Il a également cité d’autres « crimes contre l’humanité, tels que les camps d’internement pudiquement appelés camps de regroupement, tortures, exécutions sommaires, ‘crevettes Bigeard' ».

Soutenant ses propos avec une « preuve flagrante », M. Pouillot, avec un langage cru, a souligné à ce titre que « le 26 mars 2021, pour la première fois de l’histoire, une ministre du Gouvernement (français), au nom du président de la République, déposait une gerbe pour honorer, de fait, l’OAS (Organisation de l’Armée secrète), qui porte la terrible responsabilité de la provocation ayant généré le massacre du 26 mars 1962 à la rue d’Isly (actuellement rue Larbi Ben M’hidi) à Alger », a encore soutenu ce militant anticolonialiste.

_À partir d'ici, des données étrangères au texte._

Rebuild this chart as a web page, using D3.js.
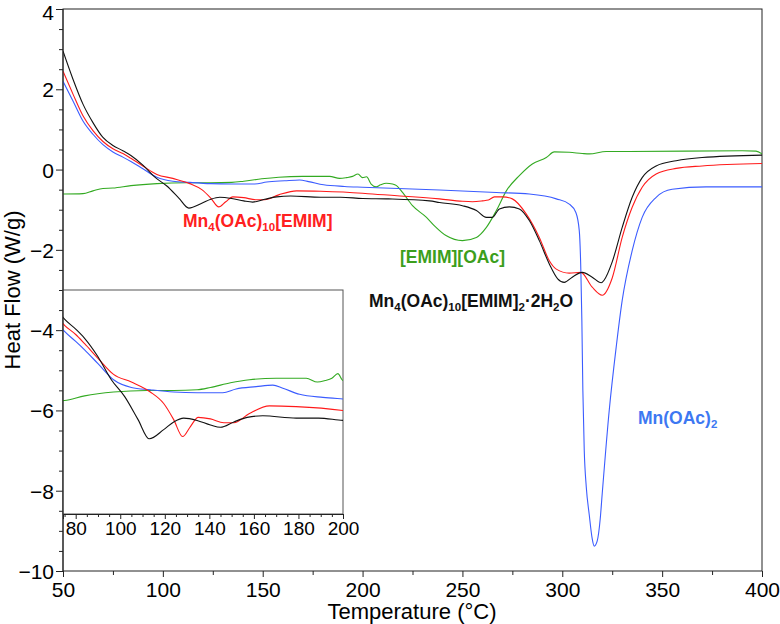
<!DOCTYPE html>
<html>
<head>
<meta charset="utf-8">
<script src="https://cdn.jsdelivr.net/npm/d3@7"></script>
<style>
    body { margin: 0; background: #fff; }
    svg text { font-family: "Liberation Sans", Arial, sans-serif; }
    .axis path, .axis line { stroke: #222; }
    .curve { fill: none; stroke-width: 1.1; }
</style>
</head>
<body>
<div id="chart"></div>
<script>
    // DSC traces, [temperature °C, heat flow W/g]
    const mnCluster2H2O = [[50,2.95],[55,2.25],[60,1.63],[65,1.17],[70,0.80],[75,0.60],[80,0.47],[84,0.35],[90,0.11],
        [96,-0.19],[102,-0.41],[108,-0.71],[113,-0.96],[119.5,-0.84],[124,-0.74],[128.5,-0.69],[134.5,-0.72],
        [140.5,-0.78],[145,-0.81],[151,-0.74],[157,-0.68],[164,-0.66],[179,-0.69],[189,-0.69],[200,-0.72],
        [213,-0.73],[233.5,-0.78],[238.5,-0.82],[250,-0.90],[257,-1.02],[262,-1.19],[265,-1.19],[268.5,-0.98],
        [273.5,-0.93],[278.5,-0.98],[283.5,-1.27],[288.5,-1.77],[293.5,-2.35],[297.7,-2.72],[301,-2.81],
        [305,-2.68],[310,-2.56],[315,-2.68],[319.5,-2.82],[321,-2.75],[325,-2.3],[330,-1.44],[335,-0.69],
        [340,-0.20],[347,0.09],[357,0.22],[370,0.30],[400,0.36]];
    const mnCluster = [[50,2.45],[55,1.88],[60,1.34],[65,0.97],[70,0.70],[75,0.52],[80,0.40],[84,0.28],[90,0.09],
        [97,-0.12],[105,-0.22],[113.5,-0.35],[119.5,-0.50],[124,-0.71],[128,-0.93],[131.5,-0.80],[135,-0.68],
        [140.5,-0.70],[146.5,-0.75],[151,-0.75],[158,-0.63],[167,-0.53],[179,-0.54],[200,-0.59],[205,-0.61],
        [238.5,-0.73],[250,-0.79],[255,-0.80],[260,-0.78],[263,-0.76],[266,-0.68],[270,-0.68],[275,-0.73],
        [282,-1.11],[288.5,-1.69],[293.5,-2.27],[297,-2.48],[303.5,-2.58],[309.3,-2.56],[315,-2.93],[320,-3.13],
        [325,-2.7],[330,-1.69],[335,-0.94],[340,-0.44],[347,-0.11],[357,0.03],[370,0.09],[400,0.15]];
    const mnAcetate = [[50,2.2],[55,1.71],[60,1.21],[65,0.88],[70,0.62],[75,0.44],[80,0.31],[84,0.20],[90,0.02],
        [97,-0.19],[105,-0.29],[113.5,-0.32],[124,-0.35],[134.5,-0.36],[146,-0.36],[152,-0.31],[161,-0.28],
        [168.5,-0.26],[173,-0.30],[180.5,-0.38],[191,-0.42],[200,-0.44],[238.5,-0.51],[267,-0.57],[283.5,-0.61],
        [297,-0.73],[303.5,-0.86],[306.8,-1.07],[308.5,-1.52],[309.3,-2.52],[309.8,-3.76],[310.3,-5.5],
        [311,-7.0],[312,-7.9],[313.5,-8.6],[315,-9.2],[316,-9.38],[317.5,-9.25],[319,-8.7],[320,-8.07],
        [323.5,-6.0],[327,-4.42],[330,-3.26],[335,-2.02],[340,-1.19],[347,-0.69],[355,-0.49],[372,-0.43],[400,-0.43]];
    const emimOAc = [[50,-0.61],[60,-0.60],[65,-0.53],[70,-0.47],[75,-0.46],[84,-0.40],[97,-0.35],[112,-0.33],
        [124,-0.33],[134.5,-0.32],[140.5,-0.29],[149.5,-0.23],[158,-0.19],[170,-0.17],[183.5,-0.17],[188.5,-0.22],
        [192,-0.20],[195,-0.17],[197.7,-0.11],[200,-0.20],[202,-0.18],[204.3,-0.36],[206.8,-0.43],[209,-0.38],
        [211.8,-0.34],[215,-0.36],[217,-0.40],[220,-0.57],[225,-0.90],[232,-1.19],[236,-1.40],[242,-1.65],
        [250,-1.77],[257,-1.69],[262,-1.44],[267,-1.02],[272,-0.53],[278.5,-0.15],[285,0.14],[292,0.30],
        [296,0.44],[303.5,0.43],[310,0.40],[313.5,0.39],[322,0.45],[333.5,0.45],[390,0.47],[397,0.46],[400,0.39]];

    const series = [
        {name: "emim", data: emimOAc, color: "#33aa22"},
        {name: "acetate", data: mnAcetate, color: "#3b5cff"},
        {name: "cluster", data: mnCluster, color: "#ff1a1a"},
        {name: "hydrate", data: mnCluster2H2O, color: "#111111"}
    ];

    const xTicks = [50, 100, 150, 200, 250, 300, 350, 400];
    const yTicks = [4, 2, 0, -2, -4, -6, -8, -10];
    const insetTicks = [80, 100, 120, 140, 160, 180, 200];

    // label text pieces: [text, isSubscript]
    const labels = [
        {parts: [["Mn",0],["4",1],["(OAc)",0],["10",1],["[EMIM]",0]], color: "#ff2020", x: 183, y: 227},
        {parts: [["[EMIM][OAc]",0]], color: "#3c9e1c", x: 400, y: 263},
        {parts: [["Mn",0],["4",1],["(OAc)",0],["10",1],["[EMIM]",0],["2",1],["·2H",0],["2",1],["O",0]], color: "#111", x: 369, y: 306.5},
        {parts: [["Mn(OAc)",0],["2",1]], color: "#3d78f2", x: 638, y: 424}
    ];

    const W = 780, H = 624;
    const svg = d3.select("#chart").append("svg").attr("width", W).attr("height", H);

    const x = d3.scaleLinear().domain([50, 400]).range([63, 762]);
    const y = d3.scaleLinear().domain([-10, 4]).range([571, 9]);

    const line = d3.line().curve(d3.curveMonotoneX)
        .x(function (d) { return x(d[0]); })
        .y(function (d) { return y(d[1]); });

    // frame
    svg.append("rect").attr("x", 63).attr("y", 9).attr("width", 699).attr("height", 562)
        .attr("fill", "none").attr("stroke", "#222");

    // minor ticks
    svg.append("g").attr("class", "axis").attr("transform", "translate(0,571)")
        .call(d3.axisBottom(x).tickValues(d3.range(75, 400, 50)).tickSize(4).tickFormat(""))
        .select(".domain").remove();
    svg.append("g").attr("class", "axis").attr("transform", "translate(63,0)")
        .call(d3.axisLeft(y).tickValues(d3.range(-9.5, 4, 0.5).filter(function (v) { return v % 2 !== 0; })).tickSize(4).tickFormat(""))
        .select(".domain").remove();

    const xAxis = svg.append("g").attr("class", "axis").attr("transform", "translate(0,571)")
        .call(d3.axisBottom(x).tickValues(xTicks).tickSize(6).tickPadding(5));
    xAxis.selectAll("text").attr("font-size", 21).attr("fill", "#000").attr("dy", "0.71em");
    xAxis.select(".domain").remove();

    const yAxis = svg.append("g").attr("class", "axis").attr("transform", "translate(63,0)")
        .call(d3.axisLeft(y).tickValues(yTicks).tickSize(7).tickPadding(2));
    yAxis.selectAll("text").attr("font-size", 21).attr("fill", "#000")
        .attr("dy", function (d) { return d === 4 ? "0.5em" : "0.36em"; });
    yAxis.select(".domain").remove();

    svg.append("text").attr("x", 412).attr("y", 619).attr("text-anchor", "middle")
        .attr("font-size", 22).text("Temperature (°C)");
    svg.append("text").attr("transform", "translate(20,290) rotate(-90)").attr("text-anchor", "middle")
        .attr("font-size", 22).text("Heat Flow (W/g)");

    svg.append("defs").append("clipPath").attr("id", "mainClip")
        .append("rect").attr("x", 63).attr("y", 9).attr("width", 699).attr("height", 562);

    const gMain = svg.append("g").attr("clip-path", "url(#mainClip)");
    gMain.selectAll("path.curve").data(series).enter().append("path")
        .attr("class", "curve")
        .attr("stroke", function (d) { return d.color; })
        .attr("d", function (d) { return line(d.data); });

    // labels with subscripts
    labels.forEach(function (lab) {
        const t = svg.append("text").attr("x", lab.x).attr("y", lab.y)
            .attr("font-size", 17.5).attr("font-weight", "bold").attr("fill", lab.color);
        let down = false;
        lab.parts.forEach(function (p) {
            const ts = t.append("tspan").text(p[0]);
            if (p[1]) {
                ts.attr("font-size", 11.5).attr("dy", down ? 0 : 4);
                down = true;
            } else {
                if (down) ts.attr("dy", -4);
                down = false;
            }
        });
    });

    // inset
    const ix = d3.scaleLinear().domain([74.3, 200]).range([63, 343]);
    const iy = d3.scaleLinear().domain([-1.94, 0.98]).range([514, 290]);
    const iline = d3.line().curve(d3.curveMonotoneX)
        .x(function (d) { return ix(d[0]); })
        .y(function (d) { return iy(d[1]); });

    svg.append("rect").attr("x", 63).attr("y", 290).attr("width", 280).attr("height", 224)
        .attr("fill", "#fff").attr("stroke", "#555");

    svg.select("defs").append("clipPath").attr("id", "insetClip")
        .append("rect").attr("x", 63).attr("y", 290).attr("width", 280).attr("height", 224);

    const gInset = svg.append("g").attr("clip-path", "url(#insetClip)");
    gInset.selectAll("path.curve").data(series).enter().append("path")
        .attr("class", "curve")
        .attr("stroke", function (d) { return d.color; })
        .attr("d", function (d) { return iline(d.data); });

    svg.append("g").attr("class", "axis").attr("transform", "translate(0,514)")
        .call(d3.axisBottom(ix).tickValues(d3.range(75, 200, 5).filter(function (v) { return v % 20 !== 0; })).tickSize(3).tickFormat(""))
        .select(".domain").remove();
    const insetAxis = svg.append("g").attr("class", "axis").attr("transform", "translate(0,514)")
        .call(d3.axisBottom(ix).tickValues(insetTicks).tickSize(5).tickPadding(3));
    insetAxis.selectAll("text").attr("font-size", 19).attr("fill", "#000").attr("dy", "0.71em");
    insetAxis.select(".domain").attr("stroke", "#555");

    // re-draw left main axis line over the inset box
    svg.append("line").attr("x1", 63).attr("x2", 63).attr("y1", 9).attr("y2", 571).attr("stroke", "#222");
</script>
</body>
</html>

Dans le même sens, il s’est interrogé pourquoi le pouvoir politique actuel en France n’a pas reconnu « l’assassinat de Larbi Ben M’Hidi, lui aussi torturé, assassiné dans des conditions similaires, par la même équipe du Général Aussaresses? », faisant observer que ce même pouvoir envisageait, à la veille de la commémoration des crimes du 8 mai 1945, de faire de » très petits pas pour esquiver le débat essentiel et ce, après avoir reconnu l’assassinat de Maurice Audin, puis, récemment celui de Ali Boumendjel ».

A une question relative au rapport de l’historien français Benjamin Stora, M. Pouillot a estimé que Stora « répondait à une mission politique du président de la République française », relevant à ce propos qu »’il n’établissait pas une thèse historique sur le passé colonial français en Algérie et la conséquence de cette Guerre de libération nationale ».

« Certes, il y est évoqué les violences, des répressions menées pendant la conquête coloniale, et sa pérennisation, mais l’expression +crime+ est difficile à trouver (dans ce rapport) », a déploré ce militant,  auteur de plusieurs ouvrages sur la colonisation.

 

Réconciliation des Mémoires : appel à cesser la falsification historique

 

Interrogé sur la « lenteur » qu’accuse la réconciliation des Mémoires entre l’Algérie et la France, 76 ans après les crimes du 8 mai 1945, M. Pouillot  a estimé que  « dans le cas précis du 8 mai 1945, ce qui est nécessaire, indispensable, c’est que la falsification historique cesse. »

Il a ainsi rappelé que « le premier tout-petit pas fut prononcé le 8 mai 2005 par l’ambassadeur de France en Algérie et le ministre Michel Barnier en parlant de +tragédie inexcusable+, mais cela reste insuffisant, et le reste encore aujourd’hui », soulignant qu’ »il faut reconnaitre que ces faits sont des crimes commis au nom de la France et qu’ils doivent être condamnés comme tels ».

« Tant que ces mots ne seront pas prononcés, que les responsabilités ne seront pas clairement reconnues, les souffrances de cette mémoire ne peuvent pas s’atténuer », a ajouté M. Pouillot.

Aussi et en sa qualité de témoin de la Guerre de libération nationale, il a estimé que le 8 mai 1945 à Sétif, Guelma, Kherrata représente « le début de la Guerre de libération de l’Algérie ».

« Les témoins que j’avais rencontrés à l’université de Sétif le 8 mai 2005, lors d’un colloque sur le déclenchement de la guerre de Libération nationale, m’avaient expliqué qu’ils avaient participé à cette manifestation parce qu’ils ne pouvaient plus accepter cette humiliation permanente d’être considérés comme des sous-citoyens, alors qu’ils avaient été enrôlés dans l’armée française pour chasser le nazisme », a-t-il témoigné, à son tour.

Il a conclu, en sa qualité de militant anticolonialiste engagé, que ce « mouvement populaire, légitime, si sauvagement réprimé, a, de fait, constitué le ferment permettant au peuple algérien de s’organiser pour obtenir son indépendance et espérer ainsi une vie digne ».